Imagine that you are creating a reporting program for a user. Here are some of the interesting questions you might want to think about.

If you produce a report that shows daily activity, with each day listed on the X axis, do you space all of the days evenly even across Daylight Saving Time changes, or do you make those special days a little bit shorter or longer in the graph? What about when the user zooms in on one month, or one week, or two days? Does your graphing package even support uneven lengths of days? How do you tell it that you want unevenly spaced tick marks and major labels on the X axis?

The same question can be asked regarding months, which you might want to display as the same size when viewing a couple of years worth of data, but perhaps want to display as different sizes when showing two months worth of data.

If a user is running a report that allows specifying a starting time and an ending time, and he wants one that is one hour long from 1:30AM to 1:30AM on the one 25 hour day of the year, how does he specify that?

If a user in a multi-time-zone company wants a report with a summary of sales for one day, what records do you collect? Do you arbitrarily pick a reference time zone and collect all sales transactions that happened from midnight to midnight as measure in that time zone? Do you use the time zone of the user requesting the report? The time zone of the company headquarters? Do you use the time zone of each sales transaction and collect all transactions with a local time between midnight and midnight? What if the transaction are on the internet, how do you decide what the "local" time zone is for each transaction?

### Time To Summarize

I have wandered over a lot of territory in this discussion, yet still left out all sorts of details that might be significant if you are writing a program that deals with dates and times, particularly if you are dealing with anything before a couple hundred years ago. If you find yourself in that position, or if you are simply interested in learning about gnarly details (like people starting their year on days other than January 1, or when various countries switched from Julian to Gregorian, or which countries still use other calendars), I recommend you dive in to any of the links above and start exploring.

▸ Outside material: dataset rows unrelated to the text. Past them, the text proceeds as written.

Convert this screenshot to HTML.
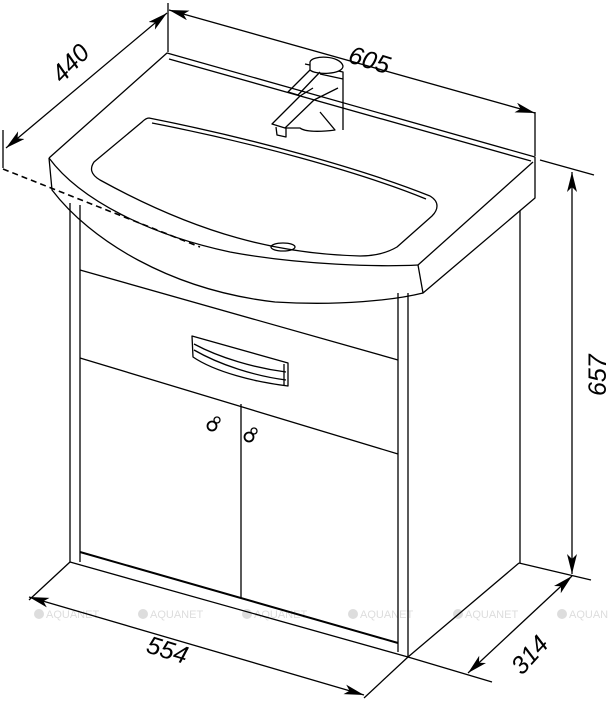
<!DOCTYPE html>
<html><head><meta charset="utf-8"><style>
html,body{margin:0;padding:0;background:#fff;}
svg{display:block;}
text{font-family:"Liberation Sans",Arial,sans-serif;}
</style></head><body>
<svg width="608" height="704" viewBox="0 0 608 704" xmlns="http://www.w3.org/2000/svg">
<defs>
<marker id="a" viewBox="0 0 20 10" refX="20" refY="5" markerWidth="20" markerHeight="10" markerUnits="userSpaceOnUse" orient="auto-start-reverse">
<path d="M0,0 L20,5 L0,10 L5,5 Z" fill="#000"/>
</marker>
</defs>
<g fill="none" stroke="#000" stroke-width="1.3" stroke-linejoin="round">
<g fill="#ddd" stroke="none" font-size="11">
<circle cx="39" cy="614" r="5"/><text x="46" y="618" fill="#ddd">AQUANET</text>
<circle cx="143" cy="614" r="5"/><text x="150" y="618" fill="#ddd">AQUANET</text>
<circle cx="247" cy="614" r="5"/><text x="254" y="618" fill="#ddd">AQUANET</text>
<circle cx="353" cy="614" r="5"/><text x="360" y="618" fill="#ddd">AQUANET</text>
<circle cx="458" cy="614" r="5"/><text x="465" y="618" fill="#ddd">AQUANET</text>
<circle cx="562" cy="614" r="5"/><text x="569" y="618" fill="#ddd">AQUANET</text>
</g>

<line x1="168" y1="3" x2="168" y2="52"/>
<line x1="535" y1="112" x2="535" y2="156"/>
<line x1="3" y1="130" x2="3" y2="168"/>
<line x1="540" y1="160" x2="594" y2="175"/>
<line x1="519" y1="563" x2="591" y2="580"/>
<line x1="408" y1="657" x2="492" y2="682"/>
<line x1="70" y1="562" x2="29" y2="600"/>
<line x1="408" y1="657" x2="364" y2="698"/>
<line x1="519" y1="563" x2="408" y2="657"/>

<line x1="169" y1="10" x2="535" y2="113" marker-start="url(#a)" marker-end="url(#a)"/>
<line x1="167" y1="13" x2="6" y2="148" marker-start="url(#a)" marker-end="url(#a)"/>
<line x1="572" y1="172" x2="572" y2="574" marker-start="url(#a)" marker-end="url(#a)"/>
<line x1="572" y1="576" x2="468" y2="673" marker-start="url(#a)" marker-end="url(#a)"/>
<line x1="29" y1="597" x2="364" y2="695" marker-start="url(#a)" marker-end="url(#a)"/>

<line x1="3" y1="169" x2="200" y2="247" stroke-dasharray="6,4" stroke-width="1.6"/>

<line x1="70" y1="203" x2="70" y2="562"/>
<line x1="80" y1="205" x2="80" y2="562"/>
<line x1="70" y1="562" x2="408" y2="657"/>
<line x1="398" y1="293" x2="398" y2="652"/>
<line x1="408" y1="293" x2="408" y2="657"/>
<line x1="520" y1="200" x2="520" y2="563"/>
<line x1="80" y1="270" x2="398" y2="360"/>
<line x1="80" y1="358" x2="398" y2="454"/>
<line x1="80" y1="552" x2="398" y2="643" stroke-width="2"/>
<line x1="241" y1="404" x2="241" y2="598"/>
<path d="M192,336 L288,363 L288,386 C255,382 215,372 193,357 Z"/>
<path d="M194,344 C220,358 255,368 286,372"/>
<path d="M194,350 C220,365 255,376 286,380"/>
<line x1="284" y1="364" x2="284" y2="385"/>
<circle cx="212" cy="426" r="4.5" stroke-width="1.8"/><circle cx="217" cy="420" r="3"/>
<circle cx="249" cy="437" r="4.5" stroke-width="1.8"/><circle cx="254" cy="431" r="3"/>

<path d="M49,158 L167,53 L535,157 L535,198 L423,293 L418,265" fill="#fff"/>
<line x1="169" y1="59" x2="531" y2="161"/>
<path d="M533,162 L418,265"/>
<path d="M49,158 C80,200 150,235 230,252 C300,265 380,267 418,265"/>
<path d="M49,158 L52,190 C90,240 170,290 275,302 C340,306 395,300 423,293"/>
<path d="M149,118 C250,138 360,168 430,196 C440,202 438,210 432,216 L397,247 C385,254 372,256 360,256 C280,254 200,235 100,180 C90,174 90,168 94,162 L142,122 C145,119 147,118 149,118 Z"/>
<path d="M152,123 C250,142 360,172 426,199"/>
<ellipse cx="283" cy="247" rx="12" ry="4"/>
<path d="M305,64 L343,72 L343,130" />
<path d="M310,62 C312,55 340,55 343,66 C343,75 315,75 310,70 Z" fill="#fff"/>
<path d="M310,70 L288,92 L298,95 L320,72"/>
<path d="M320,74 L343,79"/>
<path d="M313,88 L300,96 L272,124 L285,128 L314,100 L338,88"/>
<path d="M285,128 L300,128 C305,132 320,132 335,130 L320,112"/>
<path d="M276,127 L277,135 L286,137 L286,128"/>
</g>

<g font-size="25" fill="#000" font-style="italic">
<text x="0" y="0" transform="translate(347,62) rotate(17)">605</text>
<text x="0" y="0" transform="translate(62,84) rotate(-46)">440</text>
<text x="0" y="0" transform="translate(606,396) rotate(-90)">657</text>
<text x="0" y="0" transform="translate(522,676) rotate(-48)">314</text>
<text x="0" y="0" transform="translate(145,652) rotate(17)">554</text>
</g>
</svg>
</body></html>
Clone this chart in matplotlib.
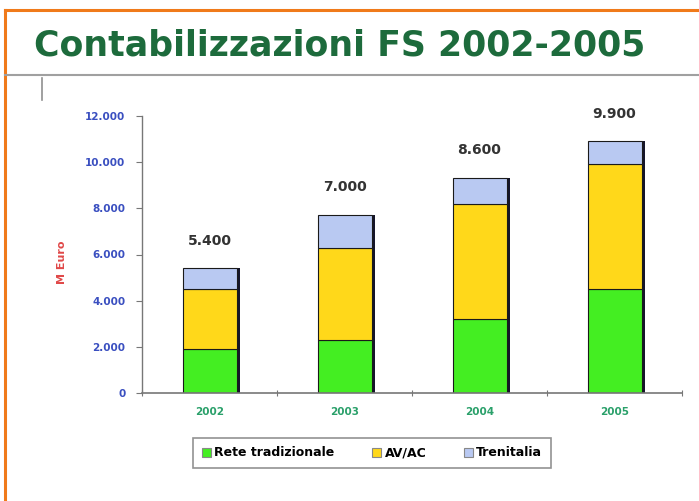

When I first started having to deal with this stuff, there was much less support for dealing with all of these annoyances. Now, the operating systems handle DST date changes easily, the language runtimes support multiple calendars and internationalization, the databases have a datatype that includes timezones, and you can much more easily come up to speed on all these issues by using resources on the Internet. It's all so easy now! Well, maybe not so easy, but it is easier than it used to be.

You may never need to know most of these details, but at least now you know about them and hopefully will remember to review these details when you start widening the scope of your dates and times.

After all of the above, what can we briefly say about time? You could spend a lifetime learning about details, but there is not much that can easily be generalized. So what we know pretty much boils down to this: it flows, we mark and measure it in our usual human hodge-podge manner, and there is usually not enough of it.